What does {WE?} mean?

Are you seeing a doctor horticulturalist about it? :crazy_face:

It was a complete avatar transplant.

When i lived in New Jersey, the joke was, “what exit?”

A combo of the Turnpike and the Garden State Parkway. The Parkway was always by mile marker and the Turnpike was just 1 to 18 for exits, so the what exit question really worked for NJ and does predate Piscopo.

There is even a fairly famous Exit 0 in NJ that means Cape May, one of the best places to vacation and one of the oldest resort towns.

I drove the NJ Turnpike once. Not all of it, but I did count the cars.

I prefer the Yes cover for the record, though I only had it on CD and mp3.

The Turnpike has always had a dystopian feel, going through some of the worst polluted sections of the country - or at least it looked that way. During the 1980s, parts of it smelled that way as well: this major artery, part of Interstate 95 which travels from Florida to Maine, passed a garbage dump which while invisible from the highway was impossible to ignore. No AC system could defeat its smell. That dump has since closed, but the reputation -still well deserved- lives on.
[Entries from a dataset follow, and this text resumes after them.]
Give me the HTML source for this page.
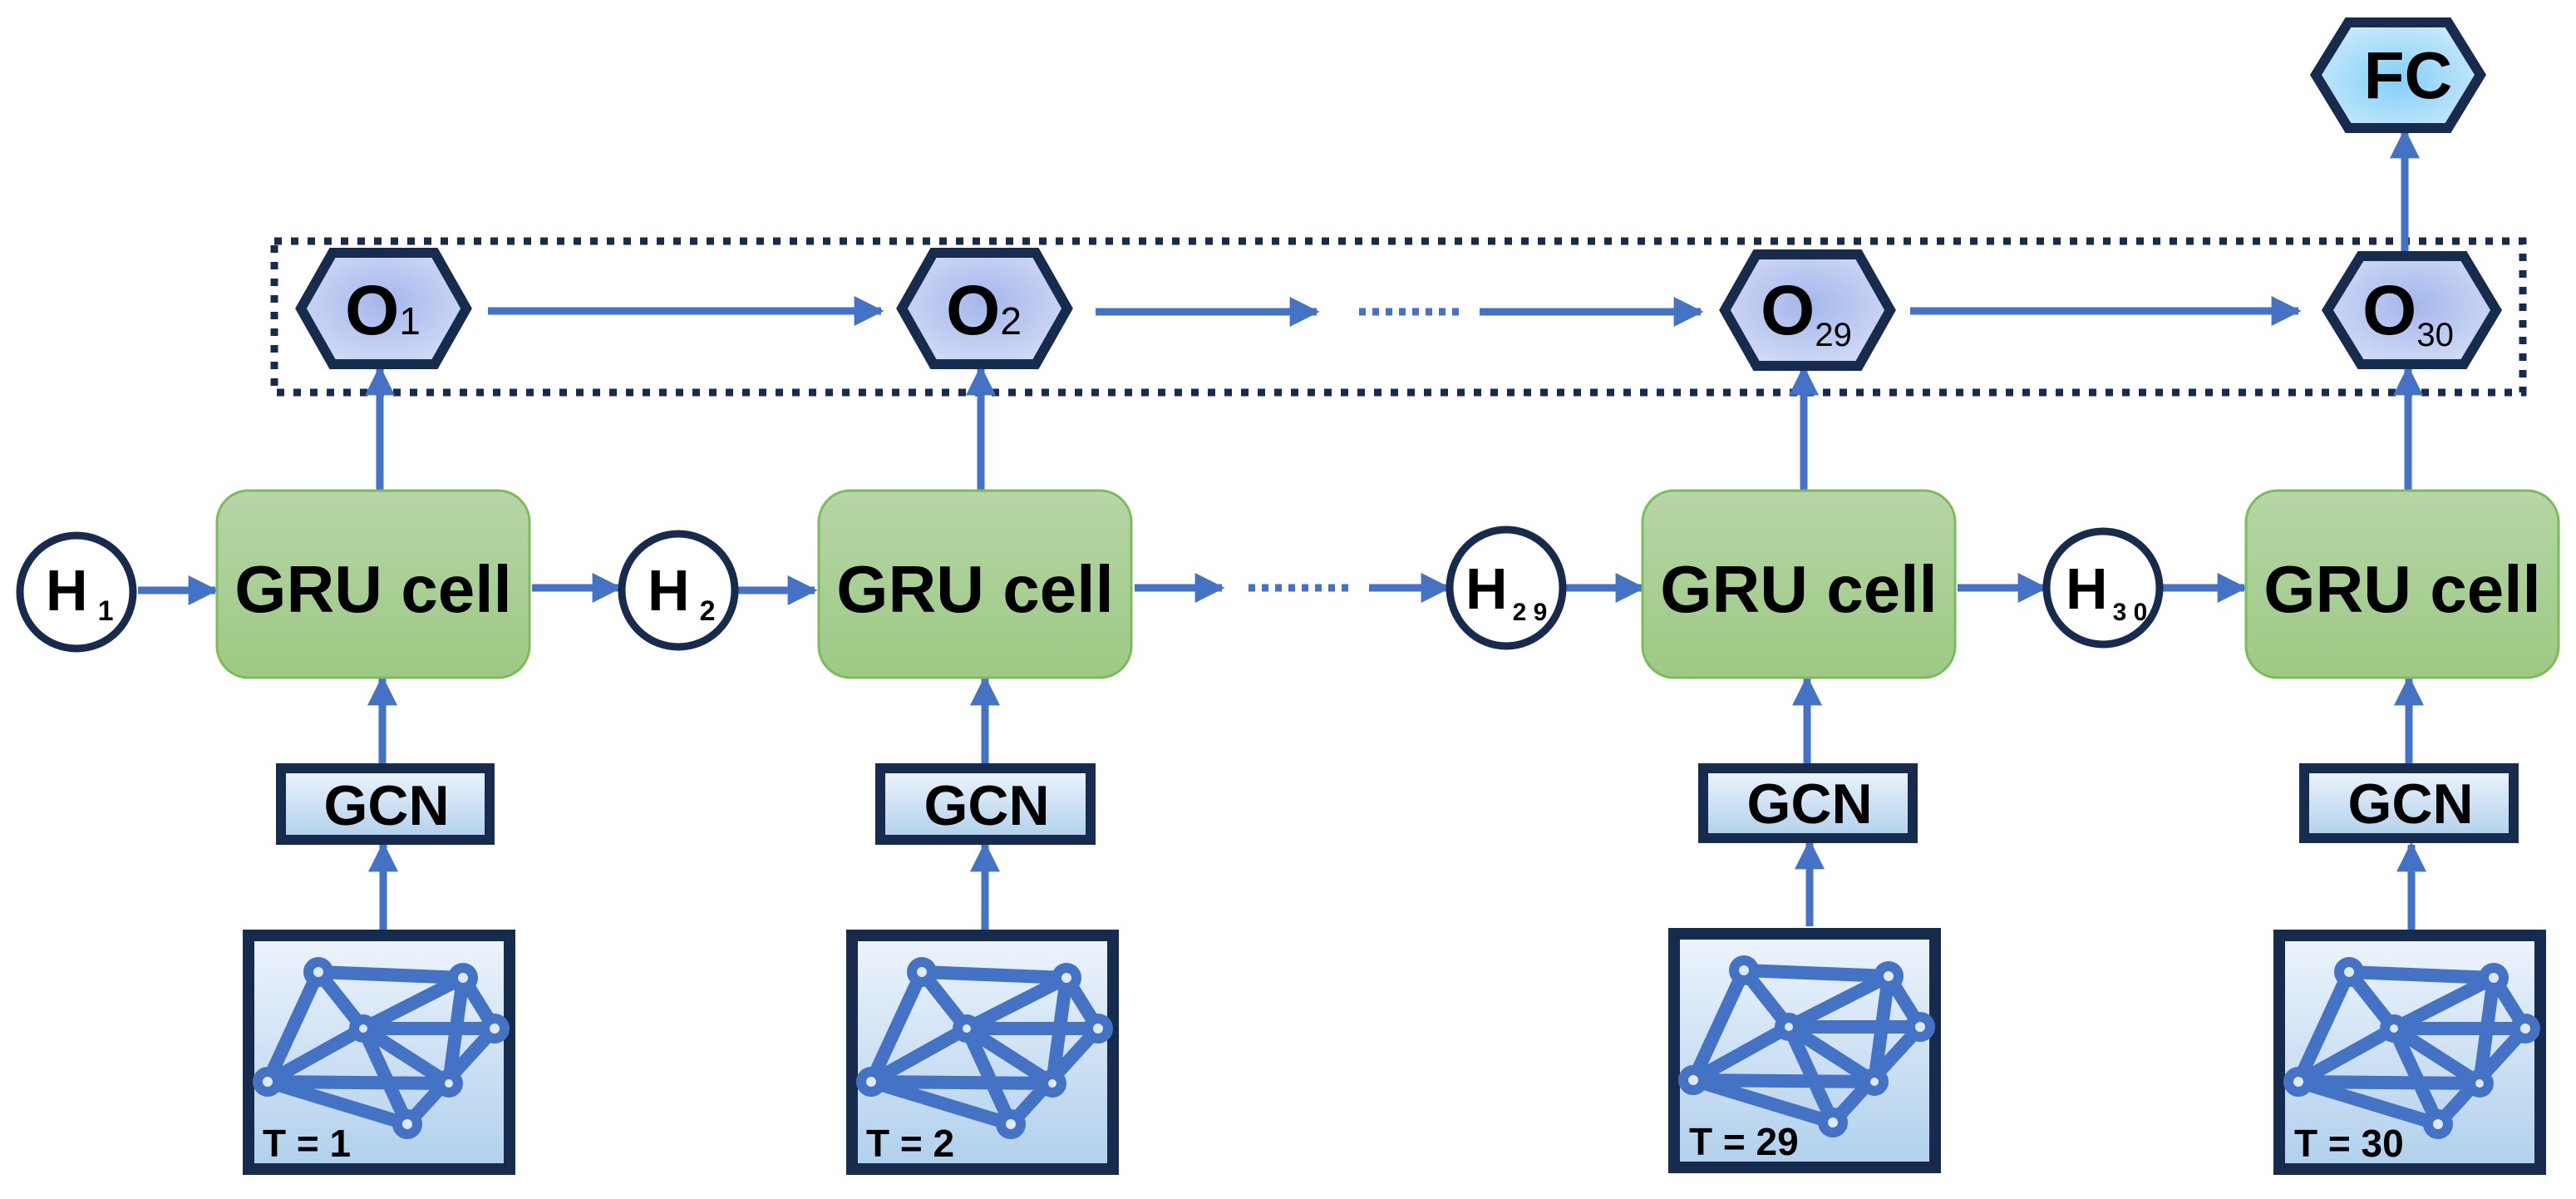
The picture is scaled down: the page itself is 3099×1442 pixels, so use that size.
<!DOCTYPE html>
<html><head><meta charset="utf-8"><style>
html,body{margin:0;padding:0;background:#fff;}
svg{display:block;}
text{font-family:"Liberation Sans Narrow","Liberation Sans",sans-serif;font-weight:bold;fill:#000;}
</style></head><body>
<svg width="3099" height="1442" viewBox="0 0 3099 1442" xmlns="http://www.w3.org/2000/svg">
<defs>
<marker id="ah" viewBox="0 0 10 10" refX="9" refY="5" markerWidth="4" markerHeight="4" orient="auto" markerUnits="strokeWidth">
<path d="M0,0 L10,5 L0,10 Z" fill="#4472C4"/></marker>
<linearGradient id="gru" x1="0" y1="0" x2="0" y2="1"><stop offset="0" stop-color="#b6d6a6"/><stop offset="1" stop-color="#9dc984"/></linearGradient>
<radialGradient id="ohex" cx="0.5" cy="0.45" r="0.6"><stop offset="0" stop-color="#a4b6ec"/><stop offset="1" stop-color="#d2dcf6"/></radialGradient>
<radialGradient id="fc" cx="0.5" cy="0.55" r="0.6"><stop offset="0" stop-color="#84d0f8"/><stop offset="1" stop-color="#cce9fc"/></radialGradient>
<linearGradient id="bl" x1="0" y1="0" x2="0" y2="1"><stop offset="0" stop-color="#eef4fc"/><stop offset="1" stop-color="#b0d0ec"/></linearGradient>
<g id="graph">
<rect x="7" y="7" width="314" height="281" fill="url(#bl)" stroke="#172B4F" stroke-width="14"/>
<g stroke="#4472C4" stroke-width="16" fill="none" stroke-linecap="round">
<path d="M91,51 L265,58 M91,51 L145,119 M91,51 L30,183 M265,58 L145,119 M265,58 L248,185 M265,58 L303,119 M145,119 L303,119 M145,119 L30,183 M145,119 L248,185 M145,119 L198,234 M30,183 L248,185 M30,183 L198,234 M303,119 L198,234"/>
</g>
<g fill="#dfe9f7" stroke="#4472C4" stroke-width="12">
<circle cx="91" cy="51" r="12"/><circle cx="265" cy="58" r="12"/><circle cx="145" cy="119" r="11"/><circle cx="303" cy="119" r="12"/><circle cx="30" cy="183" r="12"/><circle cx="248" cy="185" r="11"/><circle cx="198" cy="234" r="12"/>
</g>
</g>
</defs>

<rect x="330" y="290" width="2705" height="182" fill="none" stroke="#172B4F" stroke-width="9" stroke-dasharray="9,11"/>

<g stroke="#4472C4" stroke-width="9" fill="none">
<line x1="587" y1="374" x2="1060" y2="374" marker-end="url(#ah)"/>
<line x1="1318" y1="375" x2="1584" y2="375" marker-end="url(#ah)"/>
<line x1="1635" y1="375" x2="1756" y2="375" stroke-dasharray="8,8"/>
<line x1="1780" y1="375" x2="2046" y2="375" marker-end="url(#ah)"/>
<line x1="2298" y1="374" x2="2765" y2="374" marker-end="url(#ah)"/>
<line x1="166" y1="710" x2="259" y2="710" marker-end="url(#ah)"/>
<line x1="640" y1="707" x2="745" y2="707" marker-end="url(#ah)"/>
<line x1="885" y1="710" x2="980" y2="710" marker-end="url(#ah)"/>
<line x1="1365" y1="707" x2="1470" y2="707" marker-end="url(#ah)"/>
<line x1="1502" y1="707" x2="1622" y2="707" stroke-dasharray="8,8"/>
<line x1="1647" y1="707" x2="1742" y2="707" marker-end="url(#ah)"/>
<line x1="1882" y1="707" x2="1976" y2="707" marker-end="url(#ah)"/>
<line x1="2355" y1="707" x2="2460" y2="707" marker-end="url(#ah)"/>
<line x1="2600" y1="707" x2="2700" y2="707" marker-end="url(#ah)"/>
<line x1="457" y1="589" x2="457" y2="443" marker-end="url(#ah)"/>
<line x1="1180" y1="589" x2="1180" y2="443" marker-end="url(#ah)"/>
<line x1="2170" y1="589" x2="2170" y2="443" marker-end="url(#ah)"/>
<line x1="2897" y1="589" x2="2897" y2="443" marker-end="url(#ah)"/>
<line x1="2893" y1="307" x2="2893" y2="158" marker-end="url(#ah)"/>
<line x1="460" y1="918" x2="460" y2="816" marker-end="url(#ah)"/>
<line x1="1185" y1="918" x2="1185" y2="816" marker-end="url(#ah)"/>
<line x1="2174" y1="918" x2="2174" y2="816" marker-end="url(#ah)"/>
<line x1="2898" y1="918" x2="2898" y2="816" marker-end="url(#ah)"/>
<line x1="461" y1="1118" x2="461" y2="1016" marker-end="url(#ah)"/>
<line x1="1185" y1="1118" x2="1185" y2="1016" marker-end="url(#ah)"/>
<line x1="2177" y1="1114" x2="2177" y2="1013" marker-end="url(#ah)"/>
<line x1="2901" y1="1118" x2="2901" y2="1016" marker-end="url(#ah)"/>
</g>

<g stroke="#172B4F" stroke-width="12" fill="url(#ohex)">
<polygon points="362,371 400,304 523,304 561,371 523,438 400,438"/>
<polygon points="1085,371 1123,304 1246,304 1284,371 1246,438 1123,438"/>
<polygon points="2075,373 2113,306 2236,306 2274,373 2236,440 2113,440"/>
<polygon points="2800,373 2840,308 2964,308 3003,373 2964,438 2840,438"/>
</g>
<polygon points="2786,90 2825,27 2945,27 2984,90 2945,154 2825,154" fill="url(#fc)" stroke="#172B4F" stroke-width="12"/>
<text x="2897" y="118" font-size="80" text-anchor="middle">FC</text>

<g font-size="84">
<text x="415" y="402">O<tspan font-size="46" font-weight="normal">1</tspan></text>
<text x="1138" y="402">O<tspan font-size="46" font-weight="normal">2</tspan></text>
<text x="2118" y="402">O<tspan font-size="40" font-weight="normal" dy="14">29</tspan></text>
<text x="2842" y="402">O<tspan font-size="40" font-weight="normal" dy="14">30</tspan></text>
</g>

<g fill="url(#gru)" stroke="#7cbb5a" stroke-width="3">
<rect x="261" y="590" width="376" height="225" rx="38"/>
<rect x="985" y="590" width="376" height="225" rx="38"/>
<rect x="1976" y="590" width="376" height="225" rx="38"/>
<rect x="2702" y="590" width="376" height="225" rx="38"/>
</g>
<g font-size="80" text-anchor="middle">
<text x="449" y="736">GRU cell</text>
<text x="1173" y="736">GRU cell</text>
<text x="2164" y="736">GRU cell</text>
<text x="2890" y="736">GRU cell</text>
</g>

<g fill="#fff" stroke="#172B4F" stroke-width="9">
<ellipse cx="92" cy="712" rx="68" ry="68"/>
<ellipse cx="816" cy="710" rx="68" ry="68"/>
<ellipse cx="1812" cy="707" rx="68" ry="70"/>
<ellipse cx="2530" cy="707" rx="68" ry="68"/>
</g>
<g font-size="70">
<text x="55" y="734" font-weight="normal">H<tspan font-size="34" dx="12" dy="12">1</tspan></text>
<text x="779" y="734" font-weight="normal">H<tspan font-size="34" dx="12" dy="12">2</tspan></text>
<text x="1763" y="732" font-weight="normal">H<tspan font-size="30" dx="6" dy="14">2 9</tspan></text>
<text x="2485" y="732" font-weight="normal">H<tspan font-size="30" dx="6" dy="14">3 0</tspan></text>
</g>

<g fill="url(#bl)" stroke="#172B4F" stroke-width="12">
<rect x="338" y="924" width="251" height="86"/>
<rect x="1059" y="924" width="253" height="86"/>
<rect x="2049" y="924" width="252" height="84"/>
<rect x="2772" y="924" width="252" height="84"/>
</g>
<g font-size="68" text-anchor="middle">
<text x="465" y="992">GCN</text>
<text x="1187" y="992">GCN</text>
<text x="2177" y="990">GCN</text>
<text x="2900" y="990">GCN</text>
</g>

<use href="#graph" x="292" y="1118"/>
<use href="#graph" x="1018" y="1118"/>
<use href="#graph" x="2007" y="1116"/>
<use href="#graph" x="2735" y="1118"/>
<g font-size="46">
<text x="316" y="1391">T = 1</text>
<text x="1042" y="1391">T = 2</text>
<text x="2032" y="1389">T = 29</text>
<text x="2760" y="1391">T = 30</text>
</g>
</svg>
</body></html>
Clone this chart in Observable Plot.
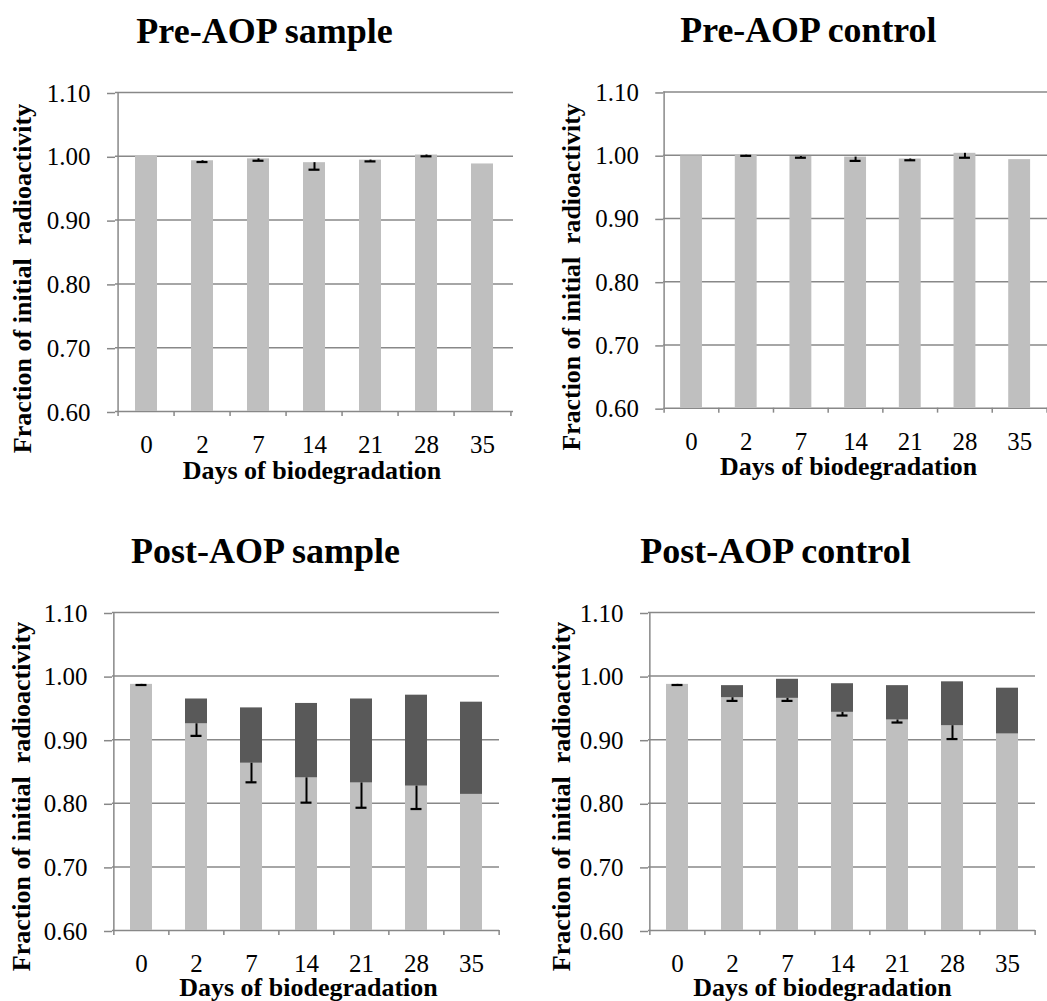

As for the Parkway, while I wouldn’t call it beautiful, I would say that it’s an interesting road to travel on, made better by their ban on semi-trailer trucks. (Why? The Parkway has overpasses which go as low as 13 feet high.) Of course both can be congested at certain times.

Elizabeth, NJ, summers 1960s-70s, all sorts of fiery and wavy effluence from the many stacks, tremendous vile stink, VW Bug with no AC, both parents smoking. Hell incarnate. Much better now.

Actually the Parkway south of the Raritan River, the lower 127 miles of it in fact, is a pretty highway. Running through the hills of Holmdel, the Pine Barrens and close to the water further south and down to Cape May.

And yes the Turnpike is awful and use to be worse.

Tacoma was like that too when I was a kid growing up. It stank like rotten eggs when you passed by the town on I-5. It was like rotten eggs. Just disgusting. When the paper plants stopped producing their noxious fumes it went away. Which is a good thing, because my main work office is in Tacoma and I’m there multiple days every week (in fact, I just got back from there today).

It was called the Tacoma Aroma, and even has its own Wikipedia page.

I can assure you that it’s now totally gone, there is no special smell anymore. Good riddance.

Even up North, a great deal of the Garden State Parkway is leafy with stone bridges. Won’t win many awards but it’s somewhat less dreary than your typical thruway.

WE?!

That’s too bad, it was a great rhyme.

Awful as far as beauty, but it is a very well designed road, excellent for driving.
I say this as one who struggles with the Pennsylvania Turnpike daily. Wanna know how nice the NJTP is, just drive on other people’s roads.

When I first moved to NJ they were just beginning the widening project between 8 and 8a, so there was a horrible merge coming south from New Brunswick. Now that they have finished widening that section as well as the later widening down to 7a, it’s really a nice ride all the way.